## SHORT PROBLEM
Leave out the images and repeat the listing below without a single change.
>> Start
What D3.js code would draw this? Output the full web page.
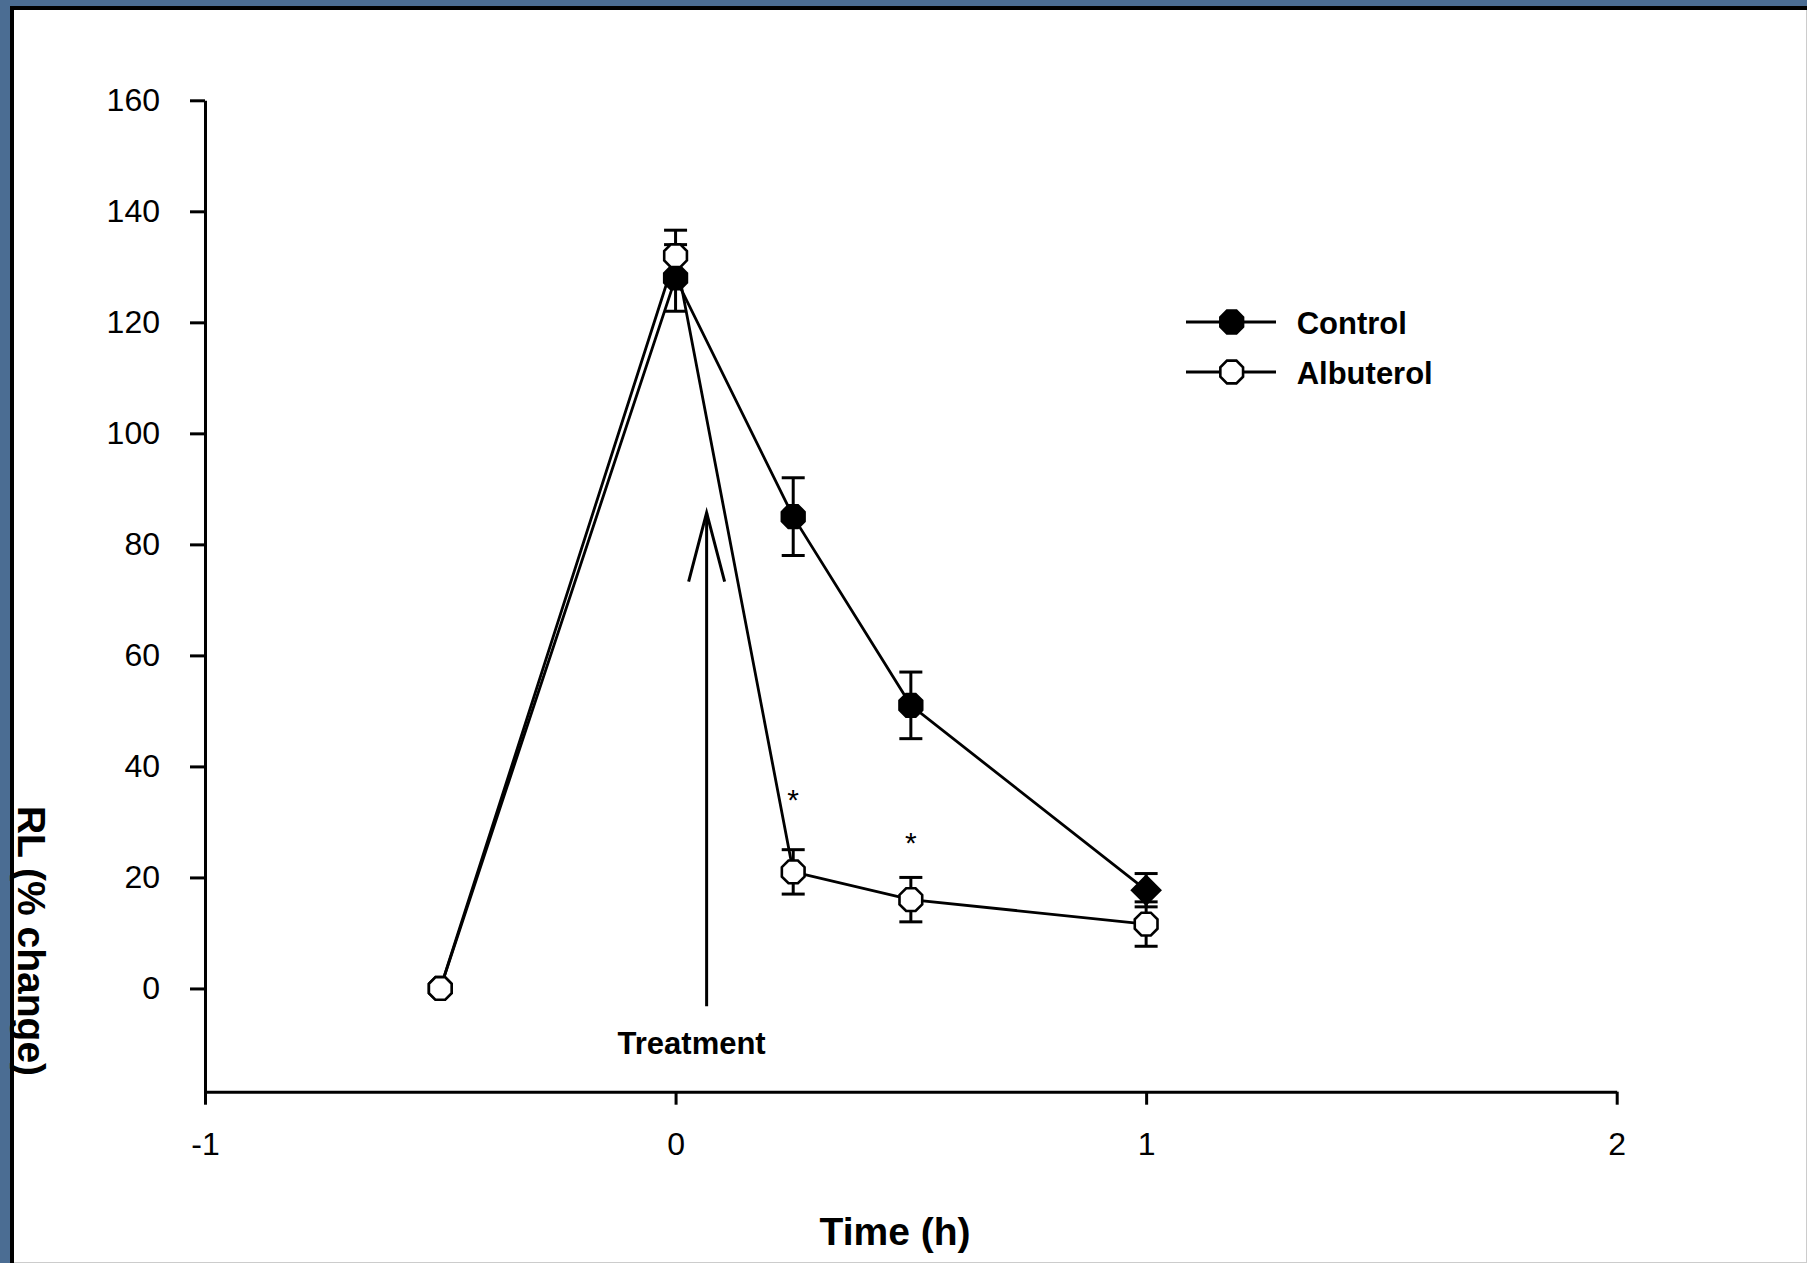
<!DOCTYPE html>
<html>
<head>
<meta charset="utf-8">
<script src="https://cdn.jsdelivr.net/npm/d3@7"></script>
<style>
  body { margin: 0; background: #4b6d93; }
  svg { display: block; }
  text { font-family: "Liberation Sans", Arial, sans-serif; fill: #000; }
</style>
</head>
<body>
<div id="chart"></div>
<script>
// values (mean and error bar half-length)
var times = [-0.5, 0, 0.25, 0.5, 1];
var controlMean = [0, 128, 85, 51, 17.7];
var controlErr = [0, 6, 7, 6, 3];
var albuterolMean = [0, 132, 21, 16, 11.6];
var albuterolErr = [0, 4.6, 4, 4, 4];
var seriesNames = ["Control", "Albuterol"];
var xTicks = [-1, 0, 1, 2];
var yTicks = [0, 20, 40, 60, 80, 100, 120, 140, 160];
var sigTimes = [0.25, 0.5];
var sigLevels = [35.2, 27.4];
var arrowTime = 0.066;
var arrowFrom = -3.2, arrowTo = 85.7;

var W = 1807, H = 1263;

var svg = d3.select("#chart")
  .append("svg")
  .attr("width", W)
  .attr("height", H);

// blue frame + white panel
svg.append("rect").attr("width", W).attr("height", H).attr("fill", "#4b6d93");
svg.append("rect")
  .attr("x", 14).attr("y", 10)
  .attr("width", W - 14).attr("height", H - 10)
  .attr("fill", "#fff");

var x = d3.scaleLinear()
  .domain([-1, 2])
  .range([205, 1616.7]);

var y = d3.scaleLinear()
  .domain([-18.6, 160])
  .range([1091.7, 100.3]);

// axes
var xAxis = svg.append("g")
  .attr("transform", "translate(0," + y(-18.6) + ")")
  .call(d3.axisBottom(x).tickValues(xTicks).tickSize(13).tickSizeOuter(0)
    .tickPadding(28).tickFormat(function(d) { return String(d); }));

var yAxis = svg.append("g")
  .attr("transform", "translate(" + x(-1) + ",0)")
  .call(d3.axisLeft(y).tickValues(yTicks).tickSize(15).tickSizeOuter(0)
    .tickPadding(30).tickFormat(function(d) { return String(d); }));

svg.selectAll(".domain, .tick line")
  .attr("stroke", "#000")
  .attr("stroke-width", 3);
svg.selectAll(".tick text")
  .style("font-size", "32px")
  .style("font-family", "'Liberation Sans', Arial, sans-serif")
  .attr("fill", "#000");
xAxis.selectAll(".tick text").attr("dy", "0.71em");

// axis titles
svg.append("text")
  .attr("x", 895).attr("y", 1245)
  .attr("text-anchor", "middle")
  .style("font-size", "39px").style("font-weight", "bold")
  .text("Time (h)");

svg.append("text")
  .attr("transform", "translate(18,941) rotate(90)")
  .attr("text-anchor", "middle")
  .style("font-size", "39px").style("font-weight", "bold")
  .text("RL (% change)");

// octagon marker path, flat top and bottom
function octagon(r) {
  var pts = d3.range(8).map(function(i) {
    var a = Math.PI / 8 + i * Math.PI / 4;
    return [r * Math.cos(a), r * Math.sin(a)];
  });
  return "M" + pts.join("L") + "Z";
}
var diamond = "M0,-14L14,0L0,14L-14,0Z";

var control = times.map(function(t, i) { return {t: t, m: controlMean[i], e: controlErr[i]}; });
var albuterol = times.map(function(t, i) { return {t: t, m: albuterolMean[i], e: albuterolErr[i]}; });
var series = [
  {name: seriesNames[0], data: control, fill: "#000"},
  {name: seriesNames[1], data: albuterol, fill: "#fff"}
];

var line = d3.line()
  .x(function(d) { return x(d.t); })
  .y(function(d) { return y(d.m); });

// treatment arrow
var ax = x(arrowTime);
svg.append("line")
  .attr("x1", ax).attr("x2", ax)
  .attr("y1", y(arrowFrom)).attr("y2", y(arrowTo))
  .attr("stroke", "#000").attr("stroke-width", 3);
svg.append("path")
  .attr("d", "M" + (ax - 18) + "," + (y(arrowTo) + 69) + "L" + ax + "," + y(arrowTo) + "L" + (ax + 18) + "," + (y(arrowTo) + 69))
  .attr("fill", "none").attr("stroke", "#000").attr("stroke-width", 3);
svg.append("text")
  .attr("x", ax - 15).attr("y", y(-11.8))
  .attr("text-anchor", "middle")
  .style("font-size", "31px").style("font-weight", "bold")
  .text("Treatment");

// lines first
series.forEach(function(s) {
  svg.append("path")
    .datum(s.data)
    .attr("d", line)
    .attr("fill", "none")
    .attr("stroke", "#000")
    .attr("stroke-width", 2.8);
});

// error bars
series.forEach(function(s) {
  var eb = svg.append("g")
    .selectAll("g")
    .data(s.data.filter(function(d) { return d.e > 0; }))
    .enter()
    .append("g")
    .attr("stroke", "#000")
    .attr("stroke-width", 3);
  eb.append("line")
    .attr("x1", function(d) { return x(d.t); })
    .attr("x2", function(d) { return x(d.t); })
    .attr("y1", function(d) { return y(d.m - d.e); })
    .attr("y2", function(d) { return y(d.m + d.e); });
  eb.append("line")
    .attr("x1", function(d) { return x(d.t) - 11.5; })
    .attr("x2", function(d) { return x(d.t) + 11.5; })
    .attr("y1", function(d) { return y(d.m + d.e); })
    .attr("y2", function(d) { return y(d.m + d.e); });
  eb.append("line")
    .attr("x1", function(d) { return x(d.t) - 11.5; })
    .attr("x2", function(d) { return x(d.t) + 11.5; })
    .attr("y1", function(d) { return y(d.m - d.e); })
    .attr("y2", function(d) { return y(d.m - d.e); });
});

// markers
series.forEach(function(s, si) {
  svg.append("g")
    .selectAll("path")
    .data(s.data)
    .enter()
    .append("path")
    .attr("transform", function(d) { return "translate(" + x(d.t) + "," + y(d.m) + ")"; })
    .attr("d", function(d) { return (si === 0 && d.t === 1) ? diamond : octagon(12.3); })
    .attr("fill", s.fill)
    .attr("stroke", "#000")
    .attr("stroke-width", 2.6);
});

// significance marks
svg.selectAll(".sig")
  .data(sigTimes)
  .enter()
  .append("text")
  .attr("class", "sig")
  .attr("x", function(d) { return x(d); })
  .attr("y", function(d, i) { return y(sigLevels[i]) + 17; })
  .attr("text-anchor", "middle")
  .style("font-size", "30px")
  .text("*");

// legend
var legend = svg.append("g").attr("transform", "translate(1186,322)");
series.forEach(function(s, i) {
  var g = legend.append("g").attr("transform", "translate(0," + (i * 50) + ")");
  g.append("line")
    .attr("x1", 0).attr("x2", 90)
    .attr("stroke", "#000").attr("stroke-width", 2.8);
  g.append("path")
    .attr("transform", "translate(45.7,0)")
    .attr("d", octagon(12.3))
    .attr("fill", s.fill)
    .attr("stroke", "#000")
    .attr("stroke-width", 2.6);
  g.append("text")
    .attr("x", 110.7).attr("y", 11.5)
    .style("font-size", "31px").style("font-weight", "bold")
    .text(s.name);
});

// frame borders on top
svg.append("line").attr("x1", 12).attr("x2", 12).attr("y1", 6).attr("y2", H)
  .attr("stroke", "#000").attr("stroke-width", 4);
svg.append("line").attr("x1", 10).attr("x2", W).attr("y1", 8).attr("y2", 8)
  .attr("stroke", "#000").attr("stroke-width", 4);
svg.append("line").attr("x1", W - 0.5).attr("x2", W - 0.5).attr("y1", 10).attr("y2", H)
  .attr("stroke", "#ccc").attr("stroke-width", 1);
svg.append("line").attr("x1", 14).attr("x2", W).attr("y1", H - 0.5).attr("y2", H - 0.5)
  .attr("stroke", "#ccc").attr("stroke-width", 1);
</script>
</body>
</html>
>> End
## EXERCISE SOLUTION
What D3.js code would draw this? Output the full web page.
<!DOCTYPE html>
<html>
<head>
<meta charset="utf-8">
<script src="https://cdn.jsdelivr.net/npm/d3@7"></script>
<style>
  body { margin: 0; background: #4b6d93; }
  svg { display: block; }
  text { font-family: "Liberation Sans", Arial, sans-serif; fill: #000; }
</style>
</head>
<body>
<div id="chart"></div>
<script>
// values (mean and error bar half-length)
var times = [-0.5, 0, 0.25, 0.5, 1];
var controlMean = [0, 128, 85, 51, 17.7];
var controlErr = [0, 6, 7, 6, 3];
var albuterolMean = [0, 132, 21, 16, 11.6];
var albuterolErr = [0, 4.6, 4, 4, 4];
var seriesNames = ["Control", "Albuterol"];
var xTicks = [-1, 0, 1, 2];
var yTicks = [0, 20, 40, 60, 80, 100, 120, 140, 160];
var sigTimes = [0.25, 0.5];
var sigLevels = [35.2, 27.4];
var arrowTime = 0.066;
var arrowFrom = -3.2, arrowTo = 85.7;

var W = 1807, H = 1263;

var svg = d3.select("#chart")
  .append("svg")
  .attr("width", W)
  .attr("height", H);

// blue frame + white panel
svg.append("rect").attr("width", W).attr("height", H).attr("fill", "#4b6d93");
svg.append("rect")
  .attr("x", 14).attr("y", 10)
  .attr("width", W - 14).attr("height", H - 10)
  .attr("fill", "#fff");

var x = d3.scaleLinear()
  .domain([-1, 2])
  .range([205, 1616.7]);

var y = d3.scaleLinear()
  .domain([-18.6, 160])
  .range([1091.7, 100.3]);

// axes
var xAxis = svg.append("g")
  .attr("transform", "translate(0," + y(-18.6) + ")")
  .call(d3.axisBottom(x).tickValues(xTicks).tickSize(13).tickSizeOuter(0)
    .tickPadding(28).tickFormat(function(d) { return String(d); }));

var yAxis = svg.append("g")
  .attr("transform", "translate(" + x(-1) + ",0)")
  .call(d3.axisLeft(y).tickValues(yTicks).tickSize(15).tickSizeOuter(0)
    .tickPadding(30).tickFormat(function(d) { return String(d); }));

svg.selectAll(".domain, .tick line")
  .attr("stroke", "#000")
  .attr("stroke-width", 3);
svg.selectAll(".tick text")
  .style("font-size", "32px")
  .style("font-family", "'Liberation Sans', Arial, sans-serif")
  .attr("fill", "#000");
xAxis.selectAll(".tick text").attr("dy", "0.71em");

// axis titles
svg.append("text")
  .attr("x", 895).attr("y", 1245)
  .attr("text-anchor", "middle")
  .style("font-size", "39px").style("font-weight", "bold")
  .text("Time (h)");

svg.append("text")
  .attr("transform", "translate(18,941) rotate(90)")
  .attr("text-anchor", "middle")
  .style("font-size", "39px").style("font-weight", "bold")
  .text("RL (% change)");

// octagon marker path, flat top and bottom
function octagon(r) {
  var pts = d3.range(8).map(function(i) {
    var a = Math.PI / 8 + i * Math.PI / 4;
    return [r * Math.cos(a), r * Math.sin(a)];
  });
  return "M" + pts.join("L") + "Z";
}
var diamond = "M0,-14L14,0L0,14L-14,0Z";

var control = times.map(function(t, i) { return {t: t, m: controlMean[i], e: controlErr[i]}; });
var albuterol = times.map(function(t, i) { return {t: t, m: albuterolMean[i], e: albuterolErr[i]}; });
var series = [
  {name: seriesNames[0], data: control, fill: "#000"},
  {name: seriesNames[1], data: albuterol, fill: "#fff"}
];

var line = d3.line()
  .x(function(d) { return x(d.t); })
  .y(function(d) { return y(d.m); });

// treatment arrow
var ax = x(arrowTime);
svg.append("line")
  .attr("x1", ax).attr("x2", ax)
  .attr("y1", y(arrowFrom)).attr("y2", y(arrowTo))
  .attr("stroke", "#000").attr("stroke-width", 3);
svg.append("path")
  .attr("d", "M" + (ax - 18) + "," + (y(arrowTo) + 69) + "L" + ax + "," + y(arrowTo) + "L" + (ax + 18) + "," + (y(arrowTo) + 69))
  .attr("fill", "none").attr("stroke", "#000").attr("stroke-width", 3);
svg.append("text")
  .attr("x", ax - 15).attr("y", y(-11.8))
  .attr("text-anchor", "middle")
  .style("font-size", "31px").style("font-weight", "bold")
  .text("Treatment");

// lines first
series.forEach(function(s) {
  svg.append("path")
    .datum(s.data)
    .attr("d", line)
    .attr("fill", "none")
    .attr("stroke", "#000")
    .attr("stroke-width", 2.8);
});

// error bars
series.forEach(function(s) {
  var eb = svg.append("g")
    .selectAll("g")
    .data(s.data.filter(function(d) { return d.e > 0; }))
    .enter()
    .append("g")
    .attr("stroke", "#000")
    .attr("stroke-width", 3);
  eb.append("line")
    .attr("x1", function(d) { return x(d.t); })
    .attr("x2", function(d) { return x(d.t); })
    .attr("y1", function(d) { return y(d.m - d.e); })
    .attr("y2", function(d) { return y(d.m + d.e); });
  eb.append("line")
    .attr("x1", function(d) { return x(d.t) - 11.5; })
    .attr("x2", function(d) { return x(d.t) + 11.5; })
    .attr("y1", function(d) { return y(d.m + d.e); })
    .attr("y2", function(d) { return y(d.m + d.e); });
  eb.append("line")
    .attr("x1", function(d) { return x(d.t) - 11.5; })
    .attr("x2", function(d) { return x(d.t) + 11.5; })
    .attr("y1", function(d) { return y(d.m - d.e); })
    .attr("y2", function(d) { return y(d.m - d.e); });
});

// markers
series.forEach(function(s, si) {
  svg.append("g")
    .selectAll("path")
    .data(s.data)
    .enter()
    .append("path")
    .attr("transform", function(d) { return "translate(" + x(d.t) + "," + y(d.m) + ")"; })
    .attr("d", function(d) { return (si === 0 && d.t === 1) ? diamond : octagon(12.3); })
    .attr("fill", s.fill)
    .attr("stroke", "#000")
    .attr("stroke-width", 2.6);
});

// significance marks
svg.selectAll(".sig")
  .data(sigTimes)
  .enter()
  .append("text")
  .attr("class", "sig")
  .attr("x", function(d) { return x(d); })
  .attr("y", function(d, i) { return y(sigLevels[i]) + 17; })
  .attr("text-anchor", "middle")
  .style("font-size", "30px")
  .text("*");

// legend
var legend = svg.append("g").attr("transform", "translate(1186,322)");
series.forEach(function(s, i) {
  var g = legend.append("g").attr("transform", "translate(0," + (i * 50) + ")");
  g.append("line")
    .attr("x1", 0).attr("x2", 90)
    .attr("stroke", "#000").attr("stroke-width", 2.8);
  g.append("path")
    .attr("transform", "translate(45.7,0)")
    .attr("d", octagon(12.3))
    .attr("fill", s.fill)
    .attr("stroke", "#000")
    .attr("stroke-width", 2.6);
  g.append("text")
    .attr("x", 110.7).attr("y", 11.5)
    .style("font-size", "31px").style("font-weight", "bold")
    .text(s.name);
});

// frame borders on top
svg.append("line").attr("x1", 12).attr("x2", 12).attr("y1", 6).attr("y2", H)
  .attr("stroke", "#000").attr("stroke-width", 4);
svg.append("line").attr("x1", 10).attr("x2", W).attr("y1", 8).attr("y2", 8)
  .attr("stroke", "#000").attr("stroke-width", 4);
svg.append("line").attr("x1", W - 0.5).attr("x2", W - 0.5).attr("y1", 10).attr("y2", H)
  .attr("stroke", "#ccc").attr("stroke-width", 1);
svg.append("line").attr("x1", 14).attr("x2", W).attr("y1", H - 0.5).attr("y2", H - 0.5)
  .attr("stroke", "#ccc").attr("stroke-width", 1);
</script>
</body>
</html>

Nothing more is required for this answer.